The news the clubs will not be pleased to hear is that England are to play a friendly on Wednesday 20 August, in between the first and second Saturdays of the new Premiership campaign. Eriksson regards that as important preparation for the three remaining qualifying matches next autumn, two of which take place in early September. He must therefore decide whether it is really feasible to stick with Wednesday's flawed masterplan of 11 substitutions, a policy that has contributed to three of the four defeats (at home to Holland, Italy and Australia) during his 24 matches in charge.

So far, at least, the coach is not for turning. "I will always defend that decision," he said, after suffering a result that makes his percentage record (58 per cent) worse than Graham Taylor's (59), and better than only Don Revie's (56) and Kevin Keegan's (52) of England's 10 full-time managers. "Maybe I'm wrong but I don't think so. We have a big problem in this country and many others that the fixtures are too compact in a short period. It's in the clubs' interests and in my interests to protect the players. If you are one of the top players playing in the FA Cup, the League, the Champions' League and then you have to play 90 minutes in a friendly as well, I don't think it's fair. When you play Sunday, Wednesday, Saturday, Tuesday, the injury risk is obvious."

Coaches of other international sides on Wednesday took the same view only as far as Arsenal and Manchester United players were concerned. France's Jacques Santini used Patrick Vieira, Robert Pires and Sylvain Wiltord for only one half of the unexpected home defeat by the Czech Republic, and their Arsenal team-mate Thierry Henry for 65 minutes. Holland's Dick Advocaat reluctantly pulled United's Ruud van Nistelrooy off at half-time against Argentina, but was annoyed his club-mate Juan Sebastian Veron stayed on 30 minutes longer for the opposition. Australia's coach Frank Farina said all the managers he dealt with had been "fantastic" (he has no Arsenal or United players), which prompted him to give Mark Viduka and Paul Okon of Leeds almost a full game – Viduka is suspended for today's FA Cup tie – while restricting Harry Kewell (who played with his club's blessing) to just under an hour.
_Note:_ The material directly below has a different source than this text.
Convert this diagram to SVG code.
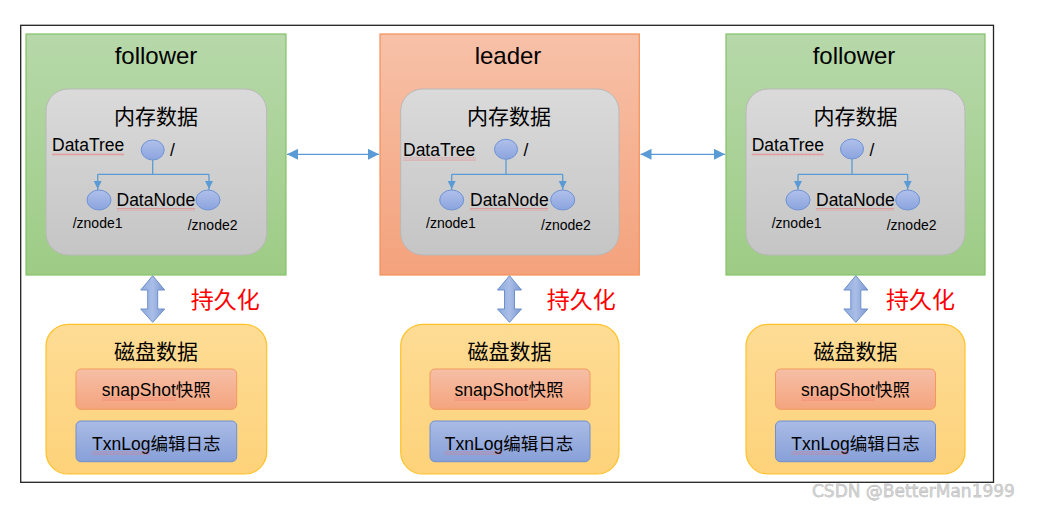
<svg xmlns="http://www.w3.org/2000/svg" width="1039" height="508" viewBox="0 0 1039 508">
<defs>
<linearGradient id="gGreen" x1="0" y1="0" x2="0" y2="1"><stop offset="0" stop-color="#b7d8aa"/><stop offset="1" stop-color="#9dcc85"/></linearGradient>
<linearGradient id="gOrange" x1="0" y1="0" x2="0" y2="1"><stop offset="0" stop-color="#f7c1a8"/><stop offset="1" stop-color="#f4a27c"/></linearGradient>
<linearGradient id="gGray" x1="0" y1="0" x2="0" y2="1"><stop offset="0" stop-color="#dadada"/><stop offset="1" stop-color="#c5c5c5"/></linearGradient>
<linearGradient id="gEll" x1="0" y1="0" x2="0" y2="1"><stop offset="0" stop-color="#b0c0ea"/><stop offset="1" stop-color="#8ba4de"/></linearGradient>
<linearGradient id="gDisk" x1="0" y1="0" x2="0" y2="1"><stop offset="0" stop-color="#fedc95"/><stop offset="1" stop-color="#fdd27a"/></linearGradient>
<linearGradient id="gSnap" x1="0" y1="0" x2="0" y2="1"><stop offset="0" stop-color="#f6bfa6"/><stop offset="1" stop-color="#f4a47f"/></linearGradient>
<linearGradient id="gLog" x1="0" y1="0" x2="0" y2="1"><stop offset="0" stop-color="#aabbe5"/><stop offset="1" stop-color="#87a0d8"/></linearGradient>
<linearGradient id="gBlock" x1="0" y1="0" x2="1" y2="0"><stop offset="0" stop-color="#8eabdf"/><stop offset="0.5" stop-color="#a9bde6"/><stop offset="1" stop-color="#7d99d2"/></linearGradient>
<pattern id="squig" width="4" height="3" patternUnits="userSpaceOnUse"><path d="M0 2.4 L1 0.6 L2 2.4 L3 0.6 L4 2.4" fill="none" stroke="#f06a6a" stroke-width="0.5"/></pattern>
<marker id="big" viewBox="0 0 10 10" refX="10" refY="5" markerWidth="11" markerHeight="11" markerUnits="userSpaceOnUse" orient="auto-start-reverse"><path d="M0 0 L10 5 L0 10 Z" fill="#5b9bd5"/></marker>
</defs>
<style>
.t{font-family:"Liberation Sans","Noto Sans CJK SC",sans-serif;fill:#000}
.title{font-size:24px;text-anchor:middle}
.mem{font-size:21px;text-anchor:middle}
.lbl{font-size:17.5px}
.zn{font-size:14px}
.red{font-family:"Liberation Sans","Noto Sans CJK SC",sans-serif;font-size:23px;fill:#ff0000}
.green{fill:url(#gGreen);stroke:#84c168;stroke-width:1.2}
.orange{fill:url(#gOrange);stroke:#f39059;stroke-width:1.2}
.gray{fill:url(#gGray);stroke:#b8b8b8;stroke-width:1}
.ell{fill:url(#gEll);stroke:#6f93d4;stroke-width:1}
.tree{fill:none;stroke:#5b9bd5;stroke-width:1.3}
.disk{fill:url(#gDisk);stroke:#ffc22a;stroke-width:1.2}
.snap{fill:url(#gSnap);stroke:#f2995f;stroke-width:1}
.log{fill:url(#gLog);stroke:#6f90cf;stroke-width:1}
.block{fill:url(#gBlock);stroke:#6d8fca;stroke-width:1}
.sq{fill:url(#squig)}
.mid{text-anchor:middle}
</style>
<rect x="20.7" y="25.3" width="972.8" height="457" fill="#fff" stroke="#222" stroke-width="1.3"/>

<g id="follower-left">
<rect class="green" x="26" y="34" width="260" height="241"/>
<text class="t title" x="156" y="64">follower</text>
<rect class="gray" x="46" y="89" width="220.7" height="166" rx="22"/>
<text class="t mem" x="156" y="124">内存数据</text>
<text class="t lbl" x="52" y="151">DataTree</text>
<rect class="sq" x="52" y="153" width="72" height="3"/>
<path class="tree" d="M152.7 160 V174.3 M97.7 174.3 H209 M97.7 174.3 V190 M209 174.3 V190" />
<path d="M93.7 181 L101.7 181 L97.7 189 Z M205 181 L213 181 L209 189 Z" fill="#5b9bd5"/>
<ellipse class="ell" cx="152.7" cy="150" rx="11.5" ry="10"/>
<text class="t lbl" x="170" y="156">/</text>
<ellipse class="ell" cx="99" cy="200" rx="12" ry="10"/>
<ellipse class="ell" cx="208" cy="200" rx="12" ry="10"/>
<text class="t lbl" x="116.5" y="206">DataNode</text>
<rect class="sq" x="117" y="208" width="78" height="3"/>
<text class="t zn" x="72.7" y="228">/znode1</text>
<text class="t zn" x="187.7" y="230">/znode2</text>
</g>

<g id="leader">
<rect class="orange" x="380" y="34" width="259.3" height="241"/>
<text class="t title" x="508" y="64">leader</text>
<rect class="gray" x="400.7" y="89" width="218.3" height="166" rx="22"/>
<text class="t mem" x="509" y="124">内存数据</text>
<text class="t lbl" x="403" y="155.5">DataTree</text>
<rect class="sq" x="403" y="157.5" width="73" height="3"/>
<path class="tree" d="M506 159.3 V174.3 M451.7 174.3 H562.7 M451.7 174.3 V190 M562.7 174.3 V190" />
<path d="M447.7 181 L455.7 181 L451.7 189 Z M558.7 181 L566.7 181 L562.7 189 Z" fill="#5b9bd5"/>
<ellipse class="ell" cx="506" cy="149.3" rx="11.5" ry="10"/>
<text class="t lbl" x="523.5" y="156">/</text>
<ellipse class="ell" cx="451.7" cy="200" rx="12" ry="10"/>
<ellipse class="ell" cx="562.7" cy="200" rx="12" ry="10"/>
<text class="t lbl" x="470" y="206">DataNode</text>
<rect class="sq" x="470" y="208" width="78" height="3"/>
<text class="t zn" x="426" y="227.7">/znode1</text>
<text class="t zn" x="541" y="229.5">/znode2</text>
</g>

<g id="follower-right">
<rect class="green" x="726" y="34" width="259" height="241"/>
<text class="t title" x="854" y="64">follower</text>
<rect class="gray" x="746" y="89" width="219" height="166" rx="22"/>
<text class="t mem" x="855.5" y="124">内存数据</text>
<text class="t lbl" x="751.7" y="151">DataTree</text>
<rect class="sq" x="751.7" y="153" width="72" height="3"/>
<path class="tree" d="M852 159 V174.3 M798 174.3 H907.7 M798 174.3 V190 M907.7 174.3 V190" />
<path d="M794 181 L802 181 L798 189 Z M903.7 181 L911.7 181 L907.7 189 Z" fill="#5b9bd5"/>
<ellipse class="ell" cx="852" cy="149" rx="11.5" ry="10"/>
<text class="t lbl" x="869.5" y="156">/</text>
<ellipse class="ell" cx="798" cy="200" rx="12" ry="10"/>
<ellipse class="ell" cx="907.7" cy="200" rx="12" ry="10"/>
<text class="t lbl" x="816" y="206">DataNode</text>
<rect class="sq" x="816" y="208" width="78" height="3"/>
<text class="t zn" x="771.7" y="228">/znode1</text>
<text class="t zn" x="886.7" y="230">/znode2</text>
</g>

<g id="disk-left">
<rect class="disk" x="46" y="324.3" width="220.7" height="149.7" rx="22"/>
<text class="t mem" x="156" y="359">磁盘数据</text>
<rect class="snap" x="76" y="369" width="160.7" height="40.3" rx="5"/>
<text class="t lbl mid" x="156.3" y="396">snapShot快照</text>
<rect class="sq" x="101.8" y="397.5" width="74" height="3"/>
<rect class="log" x="76" y="421" width="160.7" height="40.7" rx="5"/>
<text class="t lbl mid" x="156.3" y="450">TxnLog编辑日志</text>
<rect class="sq" x="91.7" y="451.5" width="58" height="3"/>
</g>

<g id="disk-leader">
<rect class="disk" x="400.7" y="324.3" width="218.3" height="149.7" rx="22"/>
<text class="t mem" x="509.5" y="359">磁盘数据</text>
<rect class="snap" x="430" y="369" width="160" height="40.3" rx="5"/>
<text class="t lbl mid" x="509" y="396">snapShot快照</text>
<rect class="sq" x="454.5" y="397.5" width="74" height="3"/>
<rect class="log" x="430" y="421" width="160" height="40.7" rx="5"/>
<text class="t lbl mid" x="509" y="450">TxnLog编辑日志</text>
<rect class="sq" x="444.5" y="451.5" width="58" height="3"/>
</g>

<g id="disk-right">
<rect class="disk" x="746" y="324.3" width="219" height="149.7" rx="22"/>
<text class="t mem" x="855.5" y="359">磁盘数据</text>
<rect class="snap" x="775.5" y="369" width="160" height="40.3" rx="5"/>
<text class="t lbl mid" x="855.5" y="396">snapShot快照</text>
<rect class="sq" x="801" y="397.5" width="74" height="3"/>
<rect class="log" x="775.5" y="421" width="160" height="40.7" rx="5"/>
<text class="t lbl mid" x="855.5" y="450">TxnLog编辑日志</text>
<rect class="sq" x="791" y="451.5" width="58" height="3"/>
</g>

<g id="connectors">
<line x1="287" y1="154.3" x2="379" y2="154.3" stroke="#5b9bd5" stroke-width="1.3" marker-start="url(#big)" marker-end="url(#big)"/>
<line x1="640.5" y1="154.3" x2="725" y2="154.3" stroke="#5b9bd5" stroke-width="1.3" marker-start="url(#big)" marker-end="url(#big)"/>
<polygon class="block" points="152.7,275.7 164.7,290 157.7,290 157.7,309 164.7,309 152.7,322.3 140.7,309 147.7,309 147.7,290 140.7,290"/>
<polygon class="block" points="509.5,275.7 521.5,290 514.5,290 514.5,309 521.5,309 509.5,322.3 497.5,309 504.5,309 504.5,290 497.5,290"/>
<polygon class="block" points="855.8,275.7 867.8,290 860.8,290 860.8,309 867.8,309 855.8,322.3 843.8,309 850.8,309 850.8,290 843.8,290"/>
<text class="red" x="190.7" y="308.3">持久化</text>
<text class="red" x="546.7" y="308.3">持久化</text>
<text class="red" x="886" y="308.3">持久化</text>
</g>

<text x="812" y="496.7" font-family="'DejaVu Sans',sans-serif" font-size="17" fill="#cfcfcf" stroke="#8a8a8a" stroke-width="0.35" paint-order="stroke">CSDN @BetterMan1999</text>
</svg>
Eriksson is being urged from most quarters to take on the leading managers, but he is shrewd enough to realise he cannot win a war with the clubs and would be foolish to start one. He lost a telling skirmish when Liverpool's Gérard Houllier refused to let Steven Gerrard go to the World Cup finals, and another one when Sir Alex Ferguson withdrew the "injured" Paul Scholes from a friendly against Portugal and promptly played him against Middlesbrough. Hence the Swede's brave, if unconvincing insistence that what is best for the players is best for him as well as the clubs, and that it was his idea alone that nobody should be subject to more than 45 minutes' action.

"We have to sit down and talk," he said of next month's meeting, which will also be attended by the FA's acting joint chief executive David Davies. "I'm asking to stop the season one week earlier. But I under-stand those above me in that matter. It's not easy to fit in all the games. It would be nice to have a better solution but I don't."

He needs Davies' help, and the committed support of Sir Bobby Robson and Terry Venables, who have both been in the same boat as England managers, to encourage the others in finding one before public sympathy is eroded altogether. "If you want to blame somebody, blame me" was the self-flagellating parting shot on Wednesday. The queue to do so was forming in the £32 seats at Upton Park and the press box beneath them long before the half-time whistle blew, and shows no sign of shortening.

Key dates

29 March Liechtenstein v England. 2 April England v Turkey. 29-30 April Squad get-together (possible). 22 May South Africa v England. 4 June England v Serbia-Montenegro (tbc). 11 June England v Slovakia. 16 August Premiership begins. 20 Aug England v Croatia (tbc). 6 Sept Macedonia v England. 10 Sept England v Liechtenstein. 11 Oct Turkey v England.